▶ **Records to use**
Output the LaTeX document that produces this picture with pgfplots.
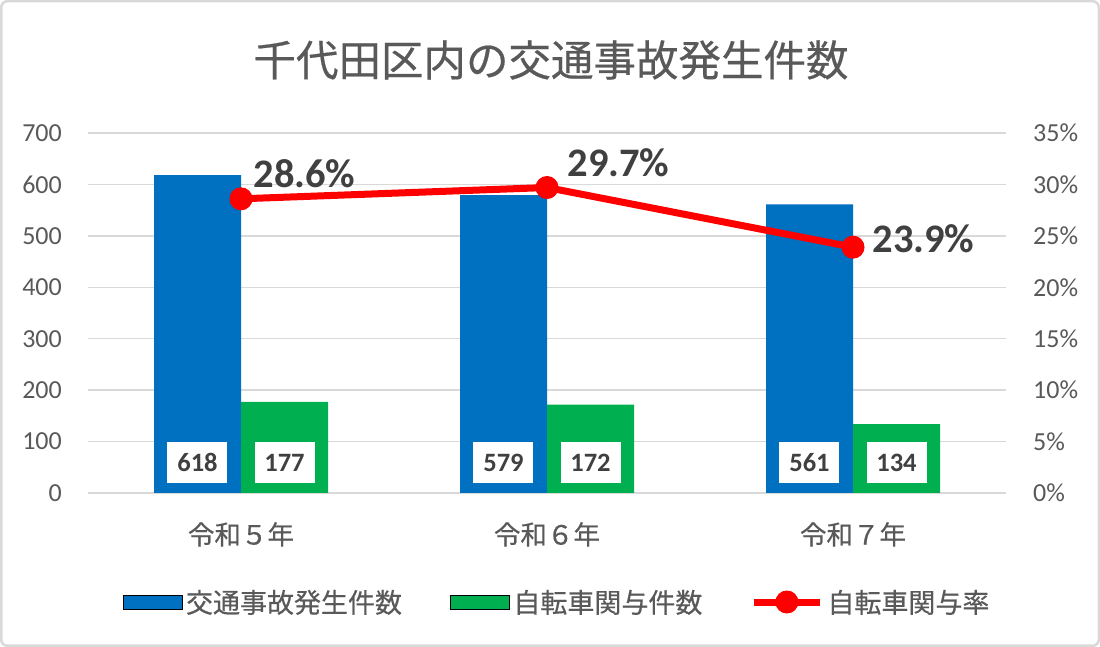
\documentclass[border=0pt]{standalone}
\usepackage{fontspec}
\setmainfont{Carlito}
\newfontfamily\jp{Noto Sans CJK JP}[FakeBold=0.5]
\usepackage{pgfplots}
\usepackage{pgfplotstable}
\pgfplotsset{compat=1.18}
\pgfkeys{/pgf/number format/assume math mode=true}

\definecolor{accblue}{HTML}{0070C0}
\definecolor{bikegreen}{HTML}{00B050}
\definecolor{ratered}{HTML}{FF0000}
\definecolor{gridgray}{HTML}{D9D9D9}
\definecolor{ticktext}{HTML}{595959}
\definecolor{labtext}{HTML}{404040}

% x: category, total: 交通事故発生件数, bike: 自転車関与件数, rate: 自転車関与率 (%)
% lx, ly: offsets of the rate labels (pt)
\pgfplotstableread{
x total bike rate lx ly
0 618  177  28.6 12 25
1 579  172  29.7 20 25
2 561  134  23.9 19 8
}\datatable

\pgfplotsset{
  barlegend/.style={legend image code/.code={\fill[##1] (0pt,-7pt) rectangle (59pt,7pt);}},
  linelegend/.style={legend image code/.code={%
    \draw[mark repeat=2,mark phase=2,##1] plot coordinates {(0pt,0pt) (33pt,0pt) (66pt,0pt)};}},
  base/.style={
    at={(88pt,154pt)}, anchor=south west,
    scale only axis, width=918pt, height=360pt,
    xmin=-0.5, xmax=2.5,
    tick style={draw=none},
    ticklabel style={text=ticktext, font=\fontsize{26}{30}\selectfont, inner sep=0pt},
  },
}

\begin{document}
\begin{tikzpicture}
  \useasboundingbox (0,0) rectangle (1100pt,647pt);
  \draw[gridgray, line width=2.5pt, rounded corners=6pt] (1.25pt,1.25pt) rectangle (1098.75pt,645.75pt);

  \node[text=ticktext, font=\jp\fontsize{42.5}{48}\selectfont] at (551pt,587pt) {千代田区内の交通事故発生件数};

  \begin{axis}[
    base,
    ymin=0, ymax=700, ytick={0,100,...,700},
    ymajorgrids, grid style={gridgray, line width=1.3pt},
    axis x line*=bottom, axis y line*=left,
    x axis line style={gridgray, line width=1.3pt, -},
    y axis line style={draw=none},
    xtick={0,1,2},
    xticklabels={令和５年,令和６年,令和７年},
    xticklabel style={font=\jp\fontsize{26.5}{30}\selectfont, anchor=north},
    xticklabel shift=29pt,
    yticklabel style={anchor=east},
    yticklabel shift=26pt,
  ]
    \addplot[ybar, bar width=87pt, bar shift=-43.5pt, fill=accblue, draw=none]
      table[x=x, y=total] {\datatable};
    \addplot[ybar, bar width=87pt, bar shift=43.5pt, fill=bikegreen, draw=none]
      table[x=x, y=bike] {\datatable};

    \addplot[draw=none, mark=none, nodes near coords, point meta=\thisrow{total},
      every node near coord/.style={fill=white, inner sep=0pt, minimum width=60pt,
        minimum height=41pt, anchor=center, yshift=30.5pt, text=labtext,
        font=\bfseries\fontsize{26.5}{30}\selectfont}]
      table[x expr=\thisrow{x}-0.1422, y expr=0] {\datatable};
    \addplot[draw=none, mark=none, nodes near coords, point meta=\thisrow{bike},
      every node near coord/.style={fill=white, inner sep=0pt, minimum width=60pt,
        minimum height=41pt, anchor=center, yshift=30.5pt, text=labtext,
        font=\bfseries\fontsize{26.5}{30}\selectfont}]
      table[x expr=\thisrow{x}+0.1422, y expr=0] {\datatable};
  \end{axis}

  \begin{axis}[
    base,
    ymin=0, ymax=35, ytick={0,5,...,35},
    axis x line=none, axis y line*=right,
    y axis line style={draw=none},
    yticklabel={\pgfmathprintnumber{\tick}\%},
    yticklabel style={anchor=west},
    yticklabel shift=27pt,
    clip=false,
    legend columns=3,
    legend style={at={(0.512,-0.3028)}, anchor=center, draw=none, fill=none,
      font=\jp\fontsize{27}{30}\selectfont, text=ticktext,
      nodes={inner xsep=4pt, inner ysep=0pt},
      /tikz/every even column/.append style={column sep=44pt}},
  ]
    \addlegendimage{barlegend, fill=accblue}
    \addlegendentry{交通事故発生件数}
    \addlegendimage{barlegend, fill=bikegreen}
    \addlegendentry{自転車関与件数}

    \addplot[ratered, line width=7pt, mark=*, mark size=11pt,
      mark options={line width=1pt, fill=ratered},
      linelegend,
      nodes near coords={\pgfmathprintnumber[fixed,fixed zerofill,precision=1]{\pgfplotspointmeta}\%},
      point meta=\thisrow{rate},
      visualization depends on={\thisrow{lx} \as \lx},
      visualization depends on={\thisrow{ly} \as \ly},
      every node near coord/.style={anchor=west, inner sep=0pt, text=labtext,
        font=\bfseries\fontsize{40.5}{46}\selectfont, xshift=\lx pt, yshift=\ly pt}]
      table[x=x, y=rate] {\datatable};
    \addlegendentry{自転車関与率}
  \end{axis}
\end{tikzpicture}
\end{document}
==
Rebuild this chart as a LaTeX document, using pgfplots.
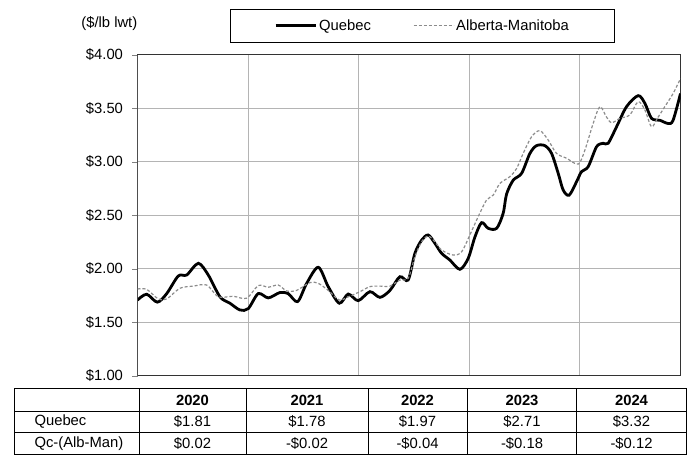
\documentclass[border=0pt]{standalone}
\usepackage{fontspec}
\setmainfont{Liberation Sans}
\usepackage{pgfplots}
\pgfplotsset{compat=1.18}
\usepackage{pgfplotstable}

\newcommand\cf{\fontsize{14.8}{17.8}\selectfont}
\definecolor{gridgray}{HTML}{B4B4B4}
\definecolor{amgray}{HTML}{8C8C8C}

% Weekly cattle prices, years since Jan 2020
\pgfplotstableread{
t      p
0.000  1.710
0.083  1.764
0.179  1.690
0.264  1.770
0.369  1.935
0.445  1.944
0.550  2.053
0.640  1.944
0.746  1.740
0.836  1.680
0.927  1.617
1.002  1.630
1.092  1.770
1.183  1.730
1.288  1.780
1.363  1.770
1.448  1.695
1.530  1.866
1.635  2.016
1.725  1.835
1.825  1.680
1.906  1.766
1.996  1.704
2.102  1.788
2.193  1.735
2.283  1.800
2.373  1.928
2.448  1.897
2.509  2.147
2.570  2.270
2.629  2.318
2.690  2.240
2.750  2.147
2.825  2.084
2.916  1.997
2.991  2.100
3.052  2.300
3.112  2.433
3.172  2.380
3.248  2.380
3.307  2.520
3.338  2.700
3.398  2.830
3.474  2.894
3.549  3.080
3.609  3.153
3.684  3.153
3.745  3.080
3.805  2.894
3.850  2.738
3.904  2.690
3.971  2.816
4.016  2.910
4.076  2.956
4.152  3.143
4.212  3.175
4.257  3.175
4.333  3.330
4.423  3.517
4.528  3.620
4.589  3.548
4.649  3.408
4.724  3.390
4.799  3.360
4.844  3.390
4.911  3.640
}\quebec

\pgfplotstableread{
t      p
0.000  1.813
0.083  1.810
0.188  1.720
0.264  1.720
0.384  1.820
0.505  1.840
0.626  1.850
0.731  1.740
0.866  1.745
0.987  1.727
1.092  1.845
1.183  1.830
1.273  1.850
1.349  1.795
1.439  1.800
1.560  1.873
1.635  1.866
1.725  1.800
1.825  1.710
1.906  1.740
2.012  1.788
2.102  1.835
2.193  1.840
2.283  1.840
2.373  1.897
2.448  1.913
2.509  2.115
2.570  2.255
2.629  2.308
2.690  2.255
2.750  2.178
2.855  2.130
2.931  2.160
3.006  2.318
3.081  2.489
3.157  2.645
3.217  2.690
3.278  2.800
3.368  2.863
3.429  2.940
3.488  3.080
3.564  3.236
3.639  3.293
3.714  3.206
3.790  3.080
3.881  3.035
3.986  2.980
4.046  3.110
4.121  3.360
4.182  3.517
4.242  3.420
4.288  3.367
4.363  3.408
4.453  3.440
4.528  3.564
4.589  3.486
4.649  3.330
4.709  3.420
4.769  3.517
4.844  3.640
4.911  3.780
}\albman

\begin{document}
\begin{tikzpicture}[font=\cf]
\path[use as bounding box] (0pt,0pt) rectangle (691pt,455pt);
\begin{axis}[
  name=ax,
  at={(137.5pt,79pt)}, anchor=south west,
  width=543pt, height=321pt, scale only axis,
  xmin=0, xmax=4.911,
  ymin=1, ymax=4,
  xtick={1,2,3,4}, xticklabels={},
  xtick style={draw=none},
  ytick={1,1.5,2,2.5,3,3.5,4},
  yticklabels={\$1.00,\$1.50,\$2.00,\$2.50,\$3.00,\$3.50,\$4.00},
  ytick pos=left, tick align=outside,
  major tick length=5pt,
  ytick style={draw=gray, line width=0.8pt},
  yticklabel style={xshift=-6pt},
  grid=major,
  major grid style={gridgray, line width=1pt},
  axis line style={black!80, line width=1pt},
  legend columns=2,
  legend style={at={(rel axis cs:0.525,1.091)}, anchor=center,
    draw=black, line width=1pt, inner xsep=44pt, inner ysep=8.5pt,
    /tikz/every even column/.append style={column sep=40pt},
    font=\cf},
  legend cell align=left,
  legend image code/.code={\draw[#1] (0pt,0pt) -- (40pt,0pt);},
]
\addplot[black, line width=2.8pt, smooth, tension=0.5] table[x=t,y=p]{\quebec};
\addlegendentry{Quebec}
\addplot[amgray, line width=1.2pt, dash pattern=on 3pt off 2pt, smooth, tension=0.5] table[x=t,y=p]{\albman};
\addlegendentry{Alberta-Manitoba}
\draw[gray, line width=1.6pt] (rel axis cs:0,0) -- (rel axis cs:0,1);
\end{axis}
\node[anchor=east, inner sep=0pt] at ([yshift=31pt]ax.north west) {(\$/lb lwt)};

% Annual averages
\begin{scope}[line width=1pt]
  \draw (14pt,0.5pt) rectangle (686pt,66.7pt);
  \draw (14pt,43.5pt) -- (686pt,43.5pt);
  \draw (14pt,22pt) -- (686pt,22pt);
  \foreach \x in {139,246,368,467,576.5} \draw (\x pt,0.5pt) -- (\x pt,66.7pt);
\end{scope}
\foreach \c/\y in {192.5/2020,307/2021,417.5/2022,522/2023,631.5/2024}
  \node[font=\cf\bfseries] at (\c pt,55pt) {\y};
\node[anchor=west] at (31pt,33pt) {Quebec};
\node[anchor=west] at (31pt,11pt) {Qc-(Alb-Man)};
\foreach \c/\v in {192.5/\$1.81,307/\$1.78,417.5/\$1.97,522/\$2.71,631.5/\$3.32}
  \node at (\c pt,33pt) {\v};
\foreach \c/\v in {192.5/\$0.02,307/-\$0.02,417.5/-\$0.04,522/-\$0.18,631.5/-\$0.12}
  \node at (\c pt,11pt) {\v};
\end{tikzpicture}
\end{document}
...
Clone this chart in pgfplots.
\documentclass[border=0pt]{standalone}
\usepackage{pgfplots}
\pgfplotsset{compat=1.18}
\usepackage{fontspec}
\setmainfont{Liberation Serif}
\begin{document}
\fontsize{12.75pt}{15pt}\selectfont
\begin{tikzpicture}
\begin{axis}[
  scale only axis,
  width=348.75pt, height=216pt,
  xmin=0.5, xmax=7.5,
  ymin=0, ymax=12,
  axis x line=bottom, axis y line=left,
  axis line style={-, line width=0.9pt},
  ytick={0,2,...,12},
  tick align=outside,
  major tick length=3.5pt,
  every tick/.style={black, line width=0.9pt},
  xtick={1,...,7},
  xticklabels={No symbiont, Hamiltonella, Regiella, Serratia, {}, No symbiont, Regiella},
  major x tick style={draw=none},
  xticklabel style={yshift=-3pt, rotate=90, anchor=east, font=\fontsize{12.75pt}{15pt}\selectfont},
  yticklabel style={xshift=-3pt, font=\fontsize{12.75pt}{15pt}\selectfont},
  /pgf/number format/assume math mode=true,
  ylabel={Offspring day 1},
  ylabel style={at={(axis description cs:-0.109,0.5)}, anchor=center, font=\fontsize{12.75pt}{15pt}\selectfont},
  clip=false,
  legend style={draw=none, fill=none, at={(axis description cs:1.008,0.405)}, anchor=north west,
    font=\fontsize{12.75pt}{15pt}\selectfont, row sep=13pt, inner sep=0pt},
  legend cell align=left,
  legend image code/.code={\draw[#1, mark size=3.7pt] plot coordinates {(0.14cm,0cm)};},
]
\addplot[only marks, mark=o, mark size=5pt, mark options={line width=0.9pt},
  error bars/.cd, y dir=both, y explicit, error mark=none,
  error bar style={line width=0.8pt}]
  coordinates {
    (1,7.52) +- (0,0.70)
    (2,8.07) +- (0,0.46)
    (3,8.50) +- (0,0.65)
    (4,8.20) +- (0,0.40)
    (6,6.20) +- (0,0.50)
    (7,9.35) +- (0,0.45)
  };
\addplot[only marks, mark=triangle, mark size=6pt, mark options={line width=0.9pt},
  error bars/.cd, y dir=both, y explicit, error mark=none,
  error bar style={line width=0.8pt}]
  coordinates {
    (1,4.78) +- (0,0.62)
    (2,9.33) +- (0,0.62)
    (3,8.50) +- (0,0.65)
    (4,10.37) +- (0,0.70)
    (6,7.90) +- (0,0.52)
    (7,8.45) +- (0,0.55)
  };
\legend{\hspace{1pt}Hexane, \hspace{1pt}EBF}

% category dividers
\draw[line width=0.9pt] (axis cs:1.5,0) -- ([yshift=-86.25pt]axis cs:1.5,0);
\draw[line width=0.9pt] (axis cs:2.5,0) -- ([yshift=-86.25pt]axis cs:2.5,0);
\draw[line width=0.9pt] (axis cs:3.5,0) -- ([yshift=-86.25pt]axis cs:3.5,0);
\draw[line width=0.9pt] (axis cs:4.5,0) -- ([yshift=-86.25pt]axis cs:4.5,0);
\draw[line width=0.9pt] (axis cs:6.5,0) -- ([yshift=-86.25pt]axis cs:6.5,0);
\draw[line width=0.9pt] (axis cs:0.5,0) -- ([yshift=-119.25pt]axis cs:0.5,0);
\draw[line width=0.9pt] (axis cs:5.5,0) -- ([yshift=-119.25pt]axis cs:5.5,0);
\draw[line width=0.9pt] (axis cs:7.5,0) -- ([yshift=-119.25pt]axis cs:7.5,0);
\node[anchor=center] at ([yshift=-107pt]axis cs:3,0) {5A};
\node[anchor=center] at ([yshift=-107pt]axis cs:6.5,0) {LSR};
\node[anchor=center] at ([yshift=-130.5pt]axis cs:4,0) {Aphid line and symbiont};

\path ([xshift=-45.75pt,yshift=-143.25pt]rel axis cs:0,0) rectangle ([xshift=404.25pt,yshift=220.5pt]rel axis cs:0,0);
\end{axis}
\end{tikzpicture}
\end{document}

▶ **Task statement**
Which lines hold the string "chart"? List them all.

▶ **Written answer**
Rebuild this chart as a LaTeX document, using pgfplots.
Clone this chart in pgfplots.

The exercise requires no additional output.